Who let the dogs out? Exploring the spatial ecology of free‐roaming domestic dogs in western Kenya

The spatial ecology of free‐roaming dogs determines their role in the transmission of zoonoses. This study describes the geographic range of and identifies sites frequently visited by free‐roaming domestic dogs in western Kenya. Eight sites in Busia county, western Kenya, were selected. At each site, ten dog‐keeping households were recruited, a questionnaire was administered, and a GPS logger was fixed around the neck of one dog in each household. Loggers were programmed to capture the dog's position every minute, for five consecutive days. Individual summaries of GPS recordings were produced, and the daily distance traveled was calculated. 50% and 95% utilization distribution isopleths were produced, and the area within these isopleths was extracted to estimate the size of the core and extended Home Ranges (HRs), respectively. Linear regression analyses were performed to identify factors associated with the movement parameters. The centroid points of the 10, 50, and 90% isopleths were reproduced, and the corresponding sites identified on the ground.
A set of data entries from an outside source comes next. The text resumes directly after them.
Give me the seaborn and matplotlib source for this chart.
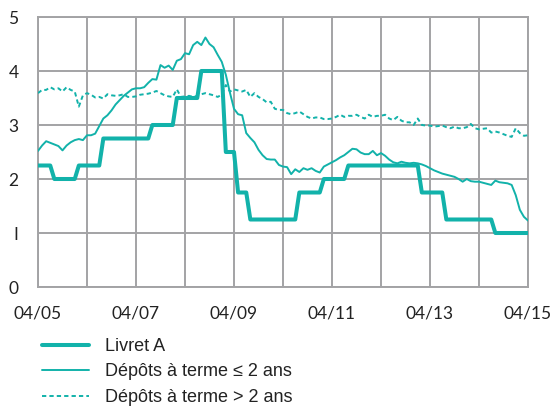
import numpy as np
import pandas as pd
import matplotlib
matplotlib.use("Agg")
import matplotlib.pyplot as plt
import seaborn as sns

# Monthly observations, April 2005 (month 0) to April 2015 (month 120)
months = list(range(121))

livret_a = (
    [2.25] * 4 + [2.00] * 6 + [2.25] * 6 + [2.75] * 12 + [3.00] * 6 +
    [3.50] * 6 + [4.00] * 6 + [2.50] * 3 + [1.75] * 3 + [1.25] * 12 +
    [1.75] * 6 + [2.00] * 6 + [2.25] * 18 + [1.75] * 6 + [1.25] * 12 +
    [1.00] * 9
)

depots_court = [
    2.52, 2.62, 2.70, 2.67, 2.64, 2.61, 2.53, 2.62, 2.68, 2.72,
    2.74, 2.72, 2.81, 2.81, 2.84, 2.98, 3.12, 3.18, 3.27, 3.38,
    3.46, 3.54, 3.60, 3.66, 3.68, 3.68, 3.70, 3.78, 3.85, 3.84,
    4.11, 4.06, 4.10, 4.02, 4.19, 4.22, 4.33, 4.31, 4.48, 4.54,
    4.48, 4.62, 4.50, 4.44, 4.30, 4.17, 3.93, 3.60, 3.30, 3.20,
    3.18, 2.85, 2.76, 2.68, 2.54, 2.44, 2.37, 2.36, 2.36, 2.26,
    2.23, 2.22, 2.09, 2.18, 2.13, 2.20, 2.17, 2.20, 2.15, 2.12,
    2.23, 2.27, 2.31, 2.35, 2.40, 2.44, 2.50, 2.56, 2.55, 2.49,
    2.46, 2.46, 2.52, 2.44, 2.48, 2.43, 2.36, 2.31, 2.29, 2.32,
    2.30, 2.29, 2.30, 2.29, 2.27, 2.24, 2.20, 2.16, 2.13, 2.10,
    2.08, 2.06, 2.04, 2.00, 1.95, 2.00, 1.96, 1.95, 1.95, 1.93,
    1.91, 1.89, 1.97, 1.94, 1.93, 1.92, 1.89, 1.70, 1.43, 1.30,
    1.23,
]

depots_long = [
    3.59, 3.65, 3.65, 3.70, 3.66, 3.68, 3.62, 3.70, 3.65, 3.62,
    3.34, 3.55, 3.59, 3.56, 3.51, 3.52, 3.49, 3.57, 3.55, 3.54,
    3.55, 3.57, 3.52, 3.52, 3.53, 3.56, 3.57, 3.58, 3.60, 3.63,
    3.59, 3.55, 3.53, 3.52, 3.66, 3.52, 3.53, 3.54, 3.52, 3.54,
    3.57, 3.59, 3.57, 3.55, 3.52, 3.56, 3.74, 3.62, 3.66, 3.64,
    3.62, 3.65, 3.52, 3.59, 3.52, 3.48, 3.42, 3.43, 3.30, 3.28,
    3.28, 3.22, 3.20, 3.22, 3.25, 3.20, 3.15, 3.12, 3.14, 3.14,
    3.11, 3.11, 3.12, 3.15, 3.19, 3.15, 3.17, 3.17, 3.19, 3.15,
    3.12, 3.19, 3.15, 3.17, 3.17, 3.19, 3.12, 3.09, 3.15, 3.08,
    3.05, 3.05, 3.00, 3.12, 3.00, 2.99, 2.99, 2.97, 2.98, 2.99,
    2.96, 2.94, 2.97, 2.94, 2.94, 2.96, 3.02, 2.94, 2.92, 2.93,
    2.94, 2.86, 2.88, 2.86, 2.83, 2.80, 2.78, 2.94, 2.85, 2.80,
    2.81,
]

x_ticks = [0, 24, 48, 72, 96, 120]
x_tick_labels = ["04/05", "04/07", "04/09", "04/11", "04/13", "04/15"]
y_ticks = [0, 1, 2, 3, 4, 5]
y_tick_labels = ["0", "I", "2", "3", "4", "5"]

series_names = ["Livret A", "Dépôts à terme ≤ 2 ans", "Dépôts à terme > 2 ans"]

df = pd.DataFrame({
    "mois": months * 3,
    "taux": livret_a + depots_court + depots_long,
    "serie": [series_names[0]] * 121 + [series_names[1]] * 121 + [series_names[2]] * 121,
})

teal = "#12B2AA"
grid_col = "#A3A3A5"
text_col = "#222222"

sns.set_style("white")
plt.rcParams["font.family"] = ["Lato", "DejaVu Sans"]

fig = plt.figure(figsize=(5.52, 4.07), dpi=100)
ax = fig.add_axes([38 / 552, 1 - 287 / 407, 490 / 552, 270 / 407])

styles = {
    series_names[0]: dict(lw=2.9, ls="-"),
    series_names[1]: dict(lw=1.4, ls="-"),
    series_names[2]: dict(lw=1.4, ls=(0, (2.2, 1.6))),
}
for name in series_names:
    sub = df[df["serie"] == name]
    sns.lineplot(data=sub, x="mois", y="taux", ax=ax, color=teal,
                 linewidth=styles[name]["lw"], linestyle=styles[name]["ls"],
                 label=name, zorder=3)

ax.set_xlim(0, 120)
ax.set_ylim(0, 5)

# Yearly gridlines; labels every two years
ax.set_xticks(x_ticks)
ax.set_xticklabels(x_tick_labels)
ax.set_xticks(np.arange(12, 121, 24), minor=True)
ax.set_yticks(y_ticks)
ax.set_yticklabels(y_tick_labels)
ax.grid(True, which="both", axis="x", color=grid_col, lw=1.4)
ax.grid(True, which="major", axis="y", color=grid_col, lw=1.4)
ax.set_axisbelow(True)
ax.tick_params(axis="both", which="both", length=0, labelsize=12.5, colors=text_col)
ax.tick_params(axis="x", pad=13)
ax.tick_params(axis="y", pad=14)
for s in ax.spines.values():
    s.set_color(grid_col)
    s.set_linewidth(1.4)
ax.set_xlabel("")
ax.set_ylabel("")

handles, labels = ax.get_legend_handles_labels()
ax.get_legend().remove()
leg = fig.legend(handles, labels, loc="upper left",
                 bbox_to_anchor=(42 / 552, 1 - 338 / 407),
                 frameon=False, borderpad=0, borderaxespad=0,
                 handlelength=2.6, handletextpad=0.9,
                 labelspacing=0.47, prop={"family": "Liberation Sans", "size": 13})
for t in leg.get_texts():
    t.set_color(text_col)

fig.savefig("out.png", dpi=100)
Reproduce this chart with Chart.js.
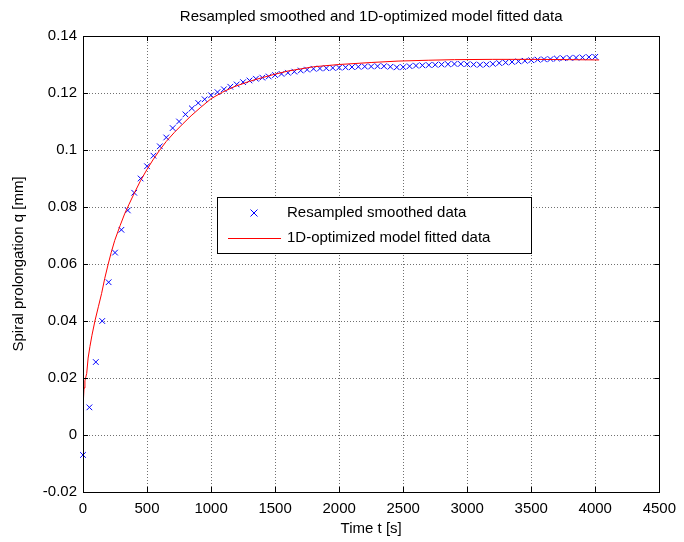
<!DOCTYPE html>
<html>
<head>
<meta charset="utf-8">
<script src="https://cdn.jsdelivr.net/npm/chart.js@4.4.1/dist/chart.umd.min.js"></script>
<style>
  html, body { margin: 0; padding: 0; background: #fff; }
  #wrap { width: 684px; height: 542px; }
</style>
</head>
<body>
<div id="wrap"><canvas id="grafico"></canvas></div>
<script>
//Datos
const chartTitle = 'Resampled smoothed and 1D-optimized model fitted data';
const xTitle = 'Time t [s]';
const yTitle = 'Spiral prolongation q [mm]';
const xTicks = [0, 500, 1000, 1500, 2000, 2500, 3000, 3500, 4000, 4500];
const yTicks = [-0.02, 0, 0.02, 0.04, 0.06, 0.08, 0.1, 0.12, 0.14];

// puntos medidos (cada 50 s)
const tiempos = [0, 50, 100, 150, 200, 250, 300, 350, 400, 450, 500, 550, 600, 650, 700, 750, 800, 850, 900, 950,
  1000, 1050, 1100, 1150, 1200, 1250, 1300, 1350, 1400, 1450, 1500, 1550, 1600, 1650, 1700, 1750, 1800, 1850, 1900, 1950,
  2000, 2050, 2100, 2150, 2200, 2250, 2300, 2350, 2400, 2450, 2500, 2550, 2600, 2650, 2700, 2750, 2800, 2850, 2900, 2950,
  3000, 3050, 3100, 3150, 3200, 3250, 3300, 3350, 3400, 3450, 3500, 3550, 3600, 3650, 3700, 3750, 3800, 3850, 3900, 3950, 4000];
const medidos = [-0.0070, 0.0097, 0.0256, 0.0400, 0.0536, 0.0640, 0.0720, 0.0788, 0.0850, 0.0900, 0.0943, 0.0980, 0.1013, 0.1044, 0.1077, 0.1100, 0.1125, 0.1146, 0.1165, 0.1178,
  0.1192, 0.1203, 0.1213, 0.1222, 0.1230, 0.1238, 0.1244, 0.1250, 0.1254, 0.1258, 0.1263, 0.1267, 0.1271, 0.1275, 0.1279, 0.1282, 0.1285, 0.1286, 0.1287, 0.1288,
  0.1289, 0.1290, 0.1291, 0.1292, 0.1293, 0.1293, 0.1294, 0.1294, 0.1292, 0.1290, 0.1291, 0.1294, 0.1296, 0.1297, 0.1298, 0.1299, 0.1300, 0.1301, 0.1302, 0.1302,
  0.1301, 0.1300, 0.1299, 0.1300, 0.1302, 0.1305, 0.1307, 0.1309, 0.1311, 0.1313, 0.1315, 0.1317, 0.1318, 0.1319, 0.1321, 0.1322, 0.1323, 0.1324, 0.1325, 0.1326, 0.1327];

// curva del modelo
const tModelo = [0, 3, 8, 15, 29, 40, 54, 70, 93, 120, 145, 170, 197, 220, 248, 290, 326, 360, 400, 450, 500, 550, 598, 650,
  714, 780, 844, 920, 1000, 1090, 1180, 1300, 1400, 1491, 1600, 1800, 2000, 2250, 2460, 2700, 2900, 3200, 3500, 3800, 4030];
const qModelo = [0.0030, 0.0120, 0.0165, 0.0190, 0.0216, 0.0270, 0.0310, 0.0350, 0.0400, 0.0450, 0.0496, 0.0550, 0.0600, 0.0640,
  0.0683, 0.0735, 0.0777, 0.0810, 0.0848, 0.0893, 0.0932, 0.0968, 0.0999, 0.1030, 0.1062, 0.1092, 0.1120, 0.1150, 0.1180, 0.1203,
  0.1222, 0.1241, 0.1254, 0.1265, 0.1277, 0.1292, 0.1300, 0.1307, 0.1312, 0.1315, 0.1317, 0.1318, 0.1318, 0.1317, 0.1316];

const fuente = 'Liberation Sans, Arial, sans-serif';
const tamTexto = 15;

//Caja, ticks interiores, titulo y leyenda
const pluginMarco = {
  id: 'marco',
  afterDraw(chart) {
    const { ctx, chartArea: a, scales } = chart;
    ctx.save();
    ctx.setLineDash([]);
    ctx.strokeStyle = '#000';
    ctx.lineWidth = 1;
    ctx.strokeRect(Math.round(a.left) + 0.5, Math.round(a.top) + 0.5, Math.round(a.right - a.left), Math.round(a.bottom - a.top));
    ctx.beginPath();
    xTicks.forEach(v => {
      const x = Math.round(scales.x.getPixelForValue(v)) + 0.5;
      ctx.moveTo(x, a.bottom); ctx.lineTo(x, a.bottom - 5);
      ctx.moveTo(x, a.top); ctx.lineTo(x, a.top + 5);
    });
    yTicks.forEach(v => {
      const y = Math.round(scales.y.getPixelForValue(v)) + 0.5;
      ctx.moveTo(a.left, y); ctx.lineTo(a.left + 5, y);
      ctx.moveTo(a.right, y); ctx.lineTo(a.right - 5, y);
    });
    ctx.stroke();

    // titulo
    ctx.fillStyle = '#000';
    ctx.font = tamTexto + 'px ' + fuente;
    ctx.textAlign = 'center';
    ctx.textBaseline = 'middle';
    ctx.fillText(chartTitle, (a.left + a.right) / 2, 17);

    // leyenda
    const lx = a.left + 134, ly = a.top + 161, lw = 314, lh = 56;
    ctx.fillStyle = '#fff';
    ctx.fillRect(lx, ly, lw, lh);
    ctx.strokeStyle = '#000';
    ctx.strokeRect(lx + 0.5, ly + 0.5, lw, lh);
    ctx.strokeStyle = '#0000ff';
    ctx.beginPath();
    ctx.moveTo(lx + 33.5, ly + 12.5); ctx.lineTo(lx + 40.5, ly + 19.5);
    ctx.moveTo(lx + 40.5, ly + 12.5); ctx.lineTo(lx + 33.5, ly + 19.5);
    ctx.stroke();
    ctx.strokeStyle = '#ff0000';
    ctx.beginPath();
    ctx.moveTo(lx + 11, ly + 41.5); ctx.lineTo(lx + 64, ly + 41.5);
    ctx.stroke();
    ctx.fillStyle = '#000';
    ctx.font = tamTexto + 'px ' + fuente;
    ctx.textAlign = 'left';
    ctx.fillText('Resampled smoothed data', lx + 70, ly + 16);
    ctx.fillText('1D-optimized model fitted data', lx + 70, ly + 41);
    ctx.restore();
  }
};

const datos = {
  datasets: [
    {
      label: 'Resampled smoothed data',
      data: tiempos.map((t, i) => ({ x: t, y: medidos[i] })),
      showLine: false,
      pointStyle: 'crossRot',
      pointRadius: 4,
      borderColor: 'rgb(0,0,255)',
      borderWidth: 1,
      clip: false,
      order: 2
    },
    {
      label: '1D-optimized model fitted data',
      data: tModelo.map((t, i) => ({ x: t, y: qModelo[i] })),
      showLine: true,
      pointRadius: 0,
      borderColor: 'rgb(255,0,0)',
      borderWidth: 1,
      tension: 0,
      order: 1
    }
  ]
};

const config = {
  type: 'scatter',
  data: datos,
  options: {
    responsive: true,
    maintainAspectRatio: false,
    animation: false,
    layout: { padding: { top: 36, right: 21, left: 0, bottom: 0 } },
    plugins: {
      legend: { display: false },
      tooltip: { enabled: false },
      title: { display: false }
    },
    scales: {
      x: {
        type: 'linear',
        min: 0, max: 4500,
        afterFit: s => { s.height = 50; },
        afterBuildTicks: s => { s.ticks = xTicks.map(v => ({ value: v })); },
        grid: { color: '#707070', drawTicks: false },
        border: { display: false, dash: [1, 2] },
        ticks: { color: '#000', font: { family: fuente, size: tamTexto }, padding: 8, maxRotation: 0,
          callback: v => String(v) },
        title: { display: true, text: xTitle, color: '#000', font: { family: fuente, size: tamTexto }, padding: { top: 0 } }
      },
      y: {
        min: -0.02, max: 0.14,
        afterFit: s => { s.width = 83; },
        afterBuildTicks: s => { s.ticks = yTicks.map(v => ({ value: v })); },
        grid: { color: '#707070', drawTicks: false },
        border: { display: false, dash: [1, 2] },
        ticks: { color: '#000', font: { family: fuente, size: tamTexto }, padding: 6,
          callback: v => String(Math.round(v * 100) / 100) },
        title: { display: true, text: yTitle, color: '#000', font: { family: fuente, size: tamTexto }, padding: { top: 10, bottom: 0 } }
      }
    }
  },
  plugins: [pluginMarco]
};

new Chart(document.querySelector('#grafico'), config);
</script>
</body>
</html>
Seventy‐three dogs were included in the final analyses. The median daily distance traveled was 13.5km, while the median core and extended HRs were 0.4 and 9.3 ha, respectively. Older dogs had a larger extended HR and traveled more daily, while the effect of sex on dog movement depended on their neutering status. Dogs spent most of their time at their household; other frequently visited sites included other household compounds, fields, and rubbish dumps. One of the centroids corresponded to a field located across the international Kenya–Uganda border, emphasizing the fluidity across the border in this ecosystem. Multiple dogs visited the same location, highlighting the heterogeneous contact networks between dogs, and between dogs and people. The field data presented are of value both in understanding domestic dog ecology and resource utilization, and in contextualizing infectious and parasitic disease transmission models.